GIVEN PROBLEM: Search the listing below for the word "this" and copy each line that holds it.

RAW DATA:
=-=-=-=-=
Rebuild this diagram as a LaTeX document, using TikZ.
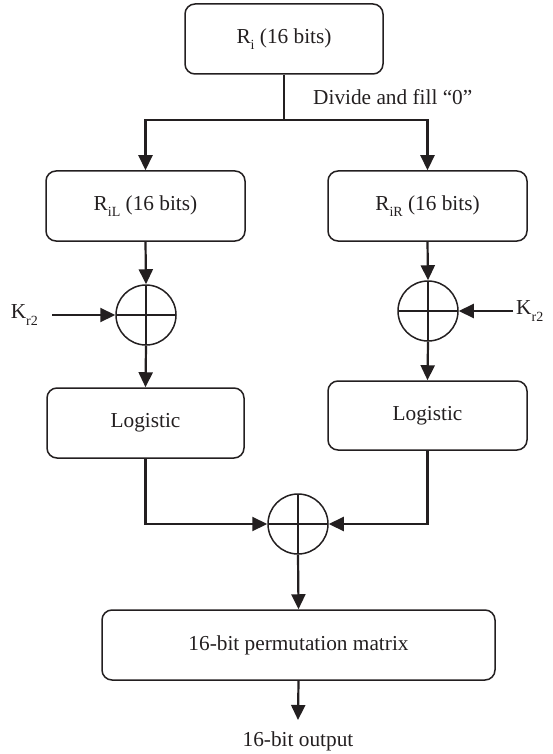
=-=-=-=-=
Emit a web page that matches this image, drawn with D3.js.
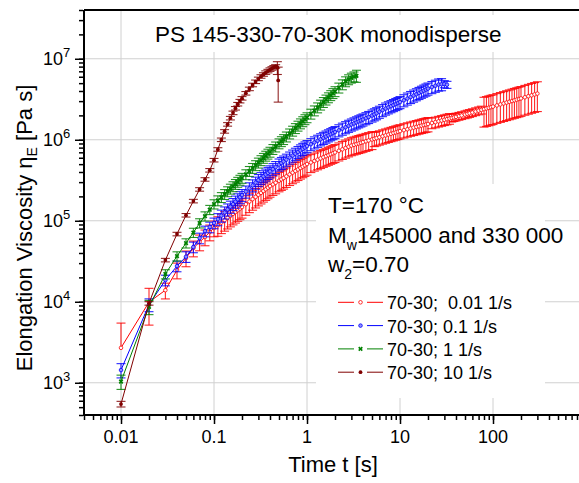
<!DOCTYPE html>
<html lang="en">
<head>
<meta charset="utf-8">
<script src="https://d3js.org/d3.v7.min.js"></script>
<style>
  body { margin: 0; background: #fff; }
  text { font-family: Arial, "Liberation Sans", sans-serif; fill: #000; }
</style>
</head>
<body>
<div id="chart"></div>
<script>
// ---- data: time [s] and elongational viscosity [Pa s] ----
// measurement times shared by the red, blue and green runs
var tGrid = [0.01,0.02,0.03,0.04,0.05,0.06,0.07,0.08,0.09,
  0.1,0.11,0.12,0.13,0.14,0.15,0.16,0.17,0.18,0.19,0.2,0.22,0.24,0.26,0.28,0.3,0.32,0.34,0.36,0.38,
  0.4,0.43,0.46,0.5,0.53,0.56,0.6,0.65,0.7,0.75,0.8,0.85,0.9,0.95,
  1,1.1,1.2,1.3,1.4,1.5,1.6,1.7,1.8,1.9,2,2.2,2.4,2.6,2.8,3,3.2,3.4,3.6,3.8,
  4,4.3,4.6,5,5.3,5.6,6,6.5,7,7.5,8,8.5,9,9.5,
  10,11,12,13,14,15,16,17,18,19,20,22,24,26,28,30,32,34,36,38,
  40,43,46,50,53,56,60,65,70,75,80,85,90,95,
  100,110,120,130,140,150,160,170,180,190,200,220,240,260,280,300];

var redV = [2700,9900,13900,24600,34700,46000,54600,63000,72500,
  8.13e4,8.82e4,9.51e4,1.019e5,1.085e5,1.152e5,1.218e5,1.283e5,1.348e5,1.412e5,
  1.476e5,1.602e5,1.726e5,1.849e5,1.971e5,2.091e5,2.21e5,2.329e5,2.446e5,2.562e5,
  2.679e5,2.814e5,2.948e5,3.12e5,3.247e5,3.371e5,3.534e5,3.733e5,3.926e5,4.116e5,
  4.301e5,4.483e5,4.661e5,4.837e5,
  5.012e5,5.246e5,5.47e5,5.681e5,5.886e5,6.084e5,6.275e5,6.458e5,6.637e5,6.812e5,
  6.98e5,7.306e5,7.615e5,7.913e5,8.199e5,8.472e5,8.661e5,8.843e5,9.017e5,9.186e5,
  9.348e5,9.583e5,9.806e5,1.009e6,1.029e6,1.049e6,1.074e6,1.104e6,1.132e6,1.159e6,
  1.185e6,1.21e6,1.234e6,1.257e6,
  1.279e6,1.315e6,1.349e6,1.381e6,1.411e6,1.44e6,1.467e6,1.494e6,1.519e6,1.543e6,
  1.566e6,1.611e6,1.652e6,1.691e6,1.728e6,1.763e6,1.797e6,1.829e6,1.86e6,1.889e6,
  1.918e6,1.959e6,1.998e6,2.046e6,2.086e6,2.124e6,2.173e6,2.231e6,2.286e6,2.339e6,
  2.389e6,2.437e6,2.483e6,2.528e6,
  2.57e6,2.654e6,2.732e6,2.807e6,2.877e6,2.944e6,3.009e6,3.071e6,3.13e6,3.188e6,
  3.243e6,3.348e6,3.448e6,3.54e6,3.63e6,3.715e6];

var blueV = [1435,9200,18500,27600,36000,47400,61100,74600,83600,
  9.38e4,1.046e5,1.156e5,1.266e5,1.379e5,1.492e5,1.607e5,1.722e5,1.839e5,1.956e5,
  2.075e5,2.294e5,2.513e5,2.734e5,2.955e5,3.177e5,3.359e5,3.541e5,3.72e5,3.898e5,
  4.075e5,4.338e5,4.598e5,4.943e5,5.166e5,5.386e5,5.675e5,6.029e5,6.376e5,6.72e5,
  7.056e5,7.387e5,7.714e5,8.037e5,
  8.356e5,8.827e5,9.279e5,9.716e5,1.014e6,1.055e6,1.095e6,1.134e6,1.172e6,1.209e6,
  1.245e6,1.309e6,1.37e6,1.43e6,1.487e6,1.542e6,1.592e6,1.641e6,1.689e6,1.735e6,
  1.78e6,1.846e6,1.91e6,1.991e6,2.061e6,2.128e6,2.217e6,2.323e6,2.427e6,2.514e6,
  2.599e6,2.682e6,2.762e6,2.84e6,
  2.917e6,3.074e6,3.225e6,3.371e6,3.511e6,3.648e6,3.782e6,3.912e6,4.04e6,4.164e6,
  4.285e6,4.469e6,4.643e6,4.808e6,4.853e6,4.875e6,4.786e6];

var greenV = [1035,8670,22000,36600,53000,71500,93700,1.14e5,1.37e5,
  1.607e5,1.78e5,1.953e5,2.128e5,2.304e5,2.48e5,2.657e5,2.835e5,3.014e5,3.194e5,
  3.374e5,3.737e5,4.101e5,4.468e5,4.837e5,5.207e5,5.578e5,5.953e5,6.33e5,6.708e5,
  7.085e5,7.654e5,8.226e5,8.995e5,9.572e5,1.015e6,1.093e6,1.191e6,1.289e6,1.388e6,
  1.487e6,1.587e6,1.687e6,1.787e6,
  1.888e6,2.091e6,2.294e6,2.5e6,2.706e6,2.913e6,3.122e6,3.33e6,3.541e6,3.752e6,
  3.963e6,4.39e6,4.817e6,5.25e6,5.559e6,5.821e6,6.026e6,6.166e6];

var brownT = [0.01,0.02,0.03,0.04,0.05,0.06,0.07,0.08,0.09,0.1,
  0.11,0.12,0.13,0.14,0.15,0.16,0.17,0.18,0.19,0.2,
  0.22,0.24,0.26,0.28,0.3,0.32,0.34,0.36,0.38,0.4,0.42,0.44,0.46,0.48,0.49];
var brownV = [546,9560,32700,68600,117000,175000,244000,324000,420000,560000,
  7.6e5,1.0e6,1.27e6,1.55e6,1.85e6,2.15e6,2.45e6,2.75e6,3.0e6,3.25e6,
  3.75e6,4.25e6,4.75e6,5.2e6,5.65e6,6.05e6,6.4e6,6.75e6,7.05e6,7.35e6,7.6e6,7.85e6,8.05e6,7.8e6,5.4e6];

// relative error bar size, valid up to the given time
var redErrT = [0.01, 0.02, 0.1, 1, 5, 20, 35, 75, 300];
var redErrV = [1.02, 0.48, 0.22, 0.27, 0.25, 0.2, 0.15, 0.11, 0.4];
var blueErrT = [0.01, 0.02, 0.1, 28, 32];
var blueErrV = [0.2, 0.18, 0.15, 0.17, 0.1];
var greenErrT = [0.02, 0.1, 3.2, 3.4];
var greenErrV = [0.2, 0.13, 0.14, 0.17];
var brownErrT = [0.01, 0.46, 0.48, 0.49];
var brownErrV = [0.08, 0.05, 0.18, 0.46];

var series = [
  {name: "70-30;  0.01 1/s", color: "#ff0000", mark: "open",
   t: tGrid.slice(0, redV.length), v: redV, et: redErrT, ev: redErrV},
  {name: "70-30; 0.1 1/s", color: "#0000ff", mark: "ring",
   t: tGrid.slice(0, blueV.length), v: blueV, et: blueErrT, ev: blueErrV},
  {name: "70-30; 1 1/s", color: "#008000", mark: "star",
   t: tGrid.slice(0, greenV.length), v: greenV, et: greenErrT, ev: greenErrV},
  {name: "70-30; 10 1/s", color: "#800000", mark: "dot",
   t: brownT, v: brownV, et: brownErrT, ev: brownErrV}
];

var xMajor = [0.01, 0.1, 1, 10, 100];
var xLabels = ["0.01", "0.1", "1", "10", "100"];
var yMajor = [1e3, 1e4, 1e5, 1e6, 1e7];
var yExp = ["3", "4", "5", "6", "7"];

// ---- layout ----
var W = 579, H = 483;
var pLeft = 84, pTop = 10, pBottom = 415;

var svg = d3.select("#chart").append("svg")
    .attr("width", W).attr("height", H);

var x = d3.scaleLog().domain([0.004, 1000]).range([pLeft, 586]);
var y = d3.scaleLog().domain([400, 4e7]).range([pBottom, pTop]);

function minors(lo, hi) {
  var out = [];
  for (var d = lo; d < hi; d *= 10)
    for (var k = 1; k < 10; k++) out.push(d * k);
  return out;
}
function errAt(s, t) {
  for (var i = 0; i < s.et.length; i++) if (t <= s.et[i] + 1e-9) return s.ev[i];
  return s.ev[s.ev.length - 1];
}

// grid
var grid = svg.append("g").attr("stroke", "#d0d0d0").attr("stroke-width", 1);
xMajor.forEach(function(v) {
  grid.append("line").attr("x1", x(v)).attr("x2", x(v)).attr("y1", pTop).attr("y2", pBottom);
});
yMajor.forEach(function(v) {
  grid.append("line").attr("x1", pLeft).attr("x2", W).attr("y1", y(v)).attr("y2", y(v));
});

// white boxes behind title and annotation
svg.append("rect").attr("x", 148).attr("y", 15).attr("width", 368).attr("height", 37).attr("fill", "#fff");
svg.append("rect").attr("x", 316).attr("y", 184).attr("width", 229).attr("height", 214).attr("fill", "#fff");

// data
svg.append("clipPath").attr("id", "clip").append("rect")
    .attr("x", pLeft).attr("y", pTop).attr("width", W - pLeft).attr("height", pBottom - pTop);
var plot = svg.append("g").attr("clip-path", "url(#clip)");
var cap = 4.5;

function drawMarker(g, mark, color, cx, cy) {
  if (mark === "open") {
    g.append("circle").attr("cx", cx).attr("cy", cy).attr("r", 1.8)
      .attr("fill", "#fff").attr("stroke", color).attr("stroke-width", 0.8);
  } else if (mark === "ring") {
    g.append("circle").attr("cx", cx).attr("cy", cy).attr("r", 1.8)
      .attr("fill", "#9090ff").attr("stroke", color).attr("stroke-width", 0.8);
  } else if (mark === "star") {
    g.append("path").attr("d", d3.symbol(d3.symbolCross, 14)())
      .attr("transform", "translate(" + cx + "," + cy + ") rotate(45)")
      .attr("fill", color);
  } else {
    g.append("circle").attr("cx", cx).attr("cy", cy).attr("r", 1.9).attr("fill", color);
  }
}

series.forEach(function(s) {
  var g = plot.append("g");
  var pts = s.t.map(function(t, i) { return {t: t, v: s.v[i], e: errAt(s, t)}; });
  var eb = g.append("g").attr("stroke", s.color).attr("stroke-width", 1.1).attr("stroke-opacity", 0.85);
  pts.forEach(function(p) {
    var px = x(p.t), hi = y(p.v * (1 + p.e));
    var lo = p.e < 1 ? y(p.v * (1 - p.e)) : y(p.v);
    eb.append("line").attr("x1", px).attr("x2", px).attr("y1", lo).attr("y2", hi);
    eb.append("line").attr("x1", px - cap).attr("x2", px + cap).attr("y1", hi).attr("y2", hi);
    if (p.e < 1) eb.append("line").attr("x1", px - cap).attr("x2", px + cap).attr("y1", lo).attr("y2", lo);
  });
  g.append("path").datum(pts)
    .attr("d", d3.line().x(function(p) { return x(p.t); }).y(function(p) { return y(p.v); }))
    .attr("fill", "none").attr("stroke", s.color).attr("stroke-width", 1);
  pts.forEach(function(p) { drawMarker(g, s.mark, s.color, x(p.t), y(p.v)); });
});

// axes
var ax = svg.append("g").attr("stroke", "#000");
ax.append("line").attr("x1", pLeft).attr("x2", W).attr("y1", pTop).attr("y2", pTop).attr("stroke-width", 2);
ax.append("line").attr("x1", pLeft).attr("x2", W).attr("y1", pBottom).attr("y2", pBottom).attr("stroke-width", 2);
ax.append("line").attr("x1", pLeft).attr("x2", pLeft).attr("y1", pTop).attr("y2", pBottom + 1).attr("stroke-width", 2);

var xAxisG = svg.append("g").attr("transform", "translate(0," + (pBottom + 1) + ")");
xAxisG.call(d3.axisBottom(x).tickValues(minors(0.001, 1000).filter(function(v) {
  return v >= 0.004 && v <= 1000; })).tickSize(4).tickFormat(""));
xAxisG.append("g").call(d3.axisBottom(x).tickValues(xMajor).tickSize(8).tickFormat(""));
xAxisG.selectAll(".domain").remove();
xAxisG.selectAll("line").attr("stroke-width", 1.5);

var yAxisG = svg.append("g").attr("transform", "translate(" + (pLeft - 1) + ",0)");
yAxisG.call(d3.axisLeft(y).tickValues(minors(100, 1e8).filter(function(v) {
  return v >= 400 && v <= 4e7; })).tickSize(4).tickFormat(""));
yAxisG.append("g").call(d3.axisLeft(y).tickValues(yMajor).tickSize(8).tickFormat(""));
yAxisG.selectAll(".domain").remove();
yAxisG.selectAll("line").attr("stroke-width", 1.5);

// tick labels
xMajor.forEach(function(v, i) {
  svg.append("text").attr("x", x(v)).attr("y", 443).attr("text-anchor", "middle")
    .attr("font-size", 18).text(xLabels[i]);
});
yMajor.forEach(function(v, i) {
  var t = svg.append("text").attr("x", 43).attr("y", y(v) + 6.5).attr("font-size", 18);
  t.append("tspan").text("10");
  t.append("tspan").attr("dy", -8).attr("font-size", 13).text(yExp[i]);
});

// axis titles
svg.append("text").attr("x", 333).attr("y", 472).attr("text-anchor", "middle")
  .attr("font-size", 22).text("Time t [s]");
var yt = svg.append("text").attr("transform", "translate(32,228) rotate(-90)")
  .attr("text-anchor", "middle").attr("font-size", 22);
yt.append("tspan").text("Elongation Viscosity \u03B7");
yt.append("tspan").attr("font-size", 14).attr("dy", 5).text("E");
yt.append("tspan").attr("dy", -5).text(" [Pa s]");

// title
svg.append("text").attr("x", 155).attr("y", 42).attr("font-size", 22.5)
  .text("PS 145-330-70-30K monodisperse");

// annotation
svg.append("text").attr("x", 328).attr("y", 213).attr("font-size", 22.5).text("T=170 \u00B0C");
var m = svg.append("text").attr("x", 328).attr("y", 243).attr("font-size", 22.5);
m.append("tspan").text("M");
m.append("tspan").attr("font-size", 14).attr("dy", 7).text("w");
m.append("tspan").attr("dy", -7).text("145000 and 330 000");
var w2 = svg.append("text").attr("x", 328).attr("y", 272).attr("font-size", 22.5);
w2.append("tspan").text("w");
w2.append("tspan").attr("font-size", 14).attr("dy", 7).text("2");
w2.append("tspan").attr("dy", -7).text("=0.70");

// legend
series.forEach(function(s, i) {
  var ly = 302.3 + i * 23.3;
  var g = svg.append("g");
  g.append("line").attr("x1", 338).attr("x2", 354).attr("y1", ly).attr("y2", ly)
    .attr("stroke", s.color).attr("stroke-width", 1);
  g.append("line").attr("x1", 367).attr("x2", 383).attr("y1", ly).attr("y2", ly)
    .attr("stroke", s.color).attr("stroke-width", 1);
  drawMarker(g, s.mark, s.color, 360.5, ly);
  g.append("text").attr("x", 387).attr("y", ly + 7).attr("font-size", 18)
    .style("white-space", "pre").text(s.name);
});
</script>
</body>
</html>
=-=-=-=-=
WRITTEN ANSWER:
Rebuild this diagram as a LaTeX document, using TikZ.
Emit a web page that matches this image, drawn with D3.js.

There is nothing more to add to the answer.